The exhibition also explores the formation of Students’ Union UCL, now one of the largest student-led organisations in the world. UCL students played important roles in building a wider student movement in Britain, helping found organisations including the National Union of Students, the West African Students’ Union and the Central Union of Chinese Students.
Dr Michael Spence, UCL’s President and Provost said: “This important exhibition marks the start of UCL’s countdown to our 200th birthday in 2026. It offers new insights into our diverse and lively community of students over time, exploring how they have made a home with us over 200 years. Opening just as UCL is named The Times and Sunday Times ‘University of the Year’ and as we launch a new campus on Queen Elizabeth Olympic Park in east London, the exhibition offers inspiration from our extraordinary past to help shape our future.”
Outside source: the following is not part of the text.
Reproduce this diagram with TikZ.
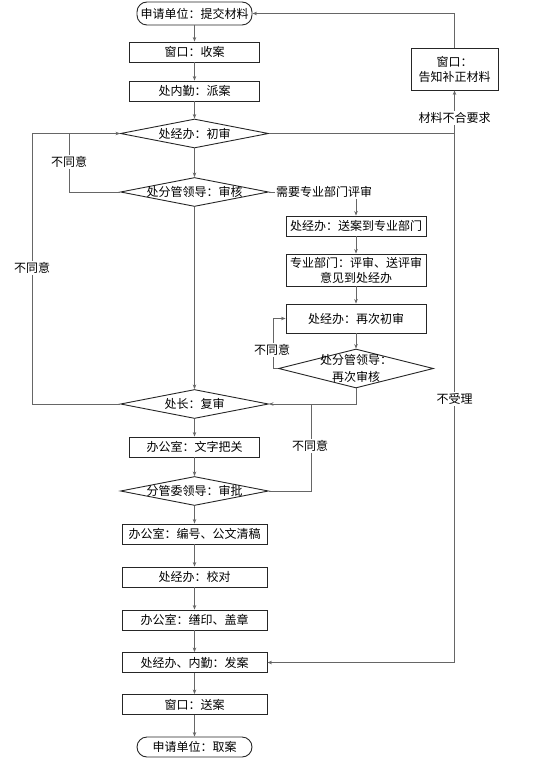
\documentclass[tikz,border=0pt]{standalone}
\usepackage{fontspec}
\setmainfont{Noto Sans CJK SC}
\usetikzlibrary{shapes.geometric,arrows.meta}

\begin{document}
\begin{tikzpicture}[x=1pt,y=-1pt,
  font=\fontsize{12}{15}\selectfont,
  >={Stealth[length=4.5pt,width=3.5pt]},
  box/.style={draw=black!85,line width=0.9pt,minimum width=130pt,minimum height=20pt,inner sep=0pt,align=center},
  wbox/.style={box,minimum width=145pt},
  rbox/.style={box,minimum width=140pt},
  term/.style={box,minimum width=115pt,rounded corners=10pt},
  dmd/.style={draw=black!85,line width=0.9pt,diamond,aspect=1,inner sep=0pt,minimum width=148pt,minimum height=29pt,align=center},
  flow/.style={draw=black!60,line width=0.8pt},
  note/.style={fill=white,inner sep=1pt}]
\useasboundingbox (0,0) rectangle (547,759);
\node[term,minimum height=23pt] (start) at (194.5,13.5) {申请单位：提交材料};
\node[box] (b1) at (194.5,52) {窗口：收案};
\node[box] (b2) at (194.5,91) {处内勤：派案};
\node[dmd] (d1) at (194.5,133.5) {\makebox[0pt]{处经办：初审}};
\node[dmd] (d2) at (194.5,192) {\makebox[0pt]{处分管领导：审核}};
\node[dmd] (d4) at (194.5,404) {\makebox[0pt]{处长：复审}};
\node[box] (b5) at (194.5,447) {办公室：文字把关};
\node[dmd] (d5) at (194.5,491) {\makebox[0pt]{分管委领导：审批}};
\node[wbox] (b6) at (194.5,534) {办公室：编号、公文清稿};
\node[wbox] (b7) at (194.5,577) {处经办：校对};
\node[wbox] (b8) at (194.5,620) {办公室：缮印、盖章};
\node[wbox] (b9) at (194.5,662.5) {处经办、内勤：发案};
\node[wbox] (b10) at (194.5,704.5) {窗口：送案};
\node[term] (end) at (194.5,747) {申请单位：取案};
\node[rbox] (s1) at (356,226) {处经办：送案到专业部门};
\node[rbox,minimum height=32pt] (s2) at (356,270) {专业部门：评审、送评审\\意见到处经办};
\node[rbox,minimum height=29pt] (s3) at (356,318.5) {处经办：再次初审};
\node[dmd,minimum width=155pt,minimum height=39pt] (d3) at (356,368.5) {\makebox[0pt]{处分管领导：}\\[2pt]\makebox[0pt]{再次审核}};
\node[box,minimum width=87pt,minimum height=42pt] (r1) at (454.5,69) {窗口：\\告知补正材料};
\node[note,anchor=west] (need) at ([xshift=6pt]d2.east) {需要专业部门评审};
\draw [flow,->] (start) -- (b1);
\draw [flow,->] (b1) -- (b2);
\draw [flow,->] (b2) -- (d1);
\draw [flow,->] (d1) -- (d2);
\draw [flow,->] (d2) -- (d4);
\draw [flow,->] (d4) -- (b5);
\draw [flow,->] (b5) -- (d5);
\draw [flow,->] (d5) -- (b6);
\draw [flow,->] (b6) -- (b7);
\draw [flow,->] (b7) -- (b8);
\draw [flow,->] (b8) -- (b9);
\draw [flow,->] (b9) -- (b10);
\draw [flow,->] (b10) -- (end);
\draw [flow] (d2.east) -- (need.west);
\draw [flow,->] (need.south -| s1.north) -- (s1.north);
\draw [flow,->] (s1) -- (s2);
\draw [flow,->] (s2) -- (s3);
\draw [flow,->] (s3) -- (d3);
\coordinate (c3) at ([xshift=-5pt]d3.west);
\draw [flow,->] (d3.west) -- (c3) |- (s3.west);
\draw [flow,->] (d3.south) |- (d4.east);
\coordinate (c4) at ([xshift=42pt]d4.east);
\draw [flow] (d5.east) -| (c4);
\coordinate (l1) at ([xshift=-51pt]d1.west);
\coordinate (l2) at ([xshift=-88pt]d1.west);
\draw [flow,->] (d4.west) -| (l2) -- (d1.west);
\draw [flow] (d2.west) -| (l1);
\coordinate (j1) at (d1.east -| r1.south);
\draw [flow] (d1.east) -- (j1);
\draw [flow,->] (j1) -- (r1.south);
\draw [flow,->] (r1.north) |- (start.east);
\draw [flow,->] (j1) |- (b9.east);
\node[note] (n1) at (69,162) {不同意};
\node[note] (n2) at (32,268) {不同意};
\node[note] (n3) at (272,350) {不同意};
\node[note] (n4) at (310,446) {不同意};
\node[note] (n5) at (454.5,118) {材料不合要求};
\node[note] (n6) at (454.5,399) {不受理};
\end{tikzpicture}
\end{document}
Curated by Professor Georgina Brewis and Dr Sam Blaxland (IOE, UCL’s Faculty of Education and Society) alongside Leah Johnston and Colin Penman (UCL Special Collections), the exhibition includes many items from UCL collections and alumni loans or donations that have never been displayed before. The exhibition forms part of a wider research and engagement project, Generation UCL, that looks to turn institutional history upside down and present the first students as the real ‘founders’ of UCL.
Professor Georgina Brewis, Director of the Generation UCL project and lead curator of the exhibition said: “As London’s first university, students at UCL invented what it was like to be a student in the capital and we’ve worked hard to represent the diversity of student life over two centuries. The exhibition showcases UCL’s rich collections of archive material and objects covering student life, including new acquisitions of clothing, memorabilia and scrapbooks loaned or donated by alumni. This allows us to spotlight individual stories whilst also exploring the collective activities of students over time.”
The exhibition also features recorded accounts from alumni reflecting on key moments during their time at UCL, including the separate spaces for men and women on campus in the 1880s, the experience of studying at UCL after the Second World War, and the founding of the UK’s first GaySoc in 1972. Visitors are invited to contribute to this growing oral history archive by sharing their memories of their time at UCL and life after graduation.
The exhibition encourages visitors to think critically about UCL’s history in the run-up to its bicentenary in 2026 and the key role played by students in that remarkable story.
‘Generation UCL: 200 Years of Student Life in London’ is now open in the UCL Octagon Gallery and will run until 18 August 2024.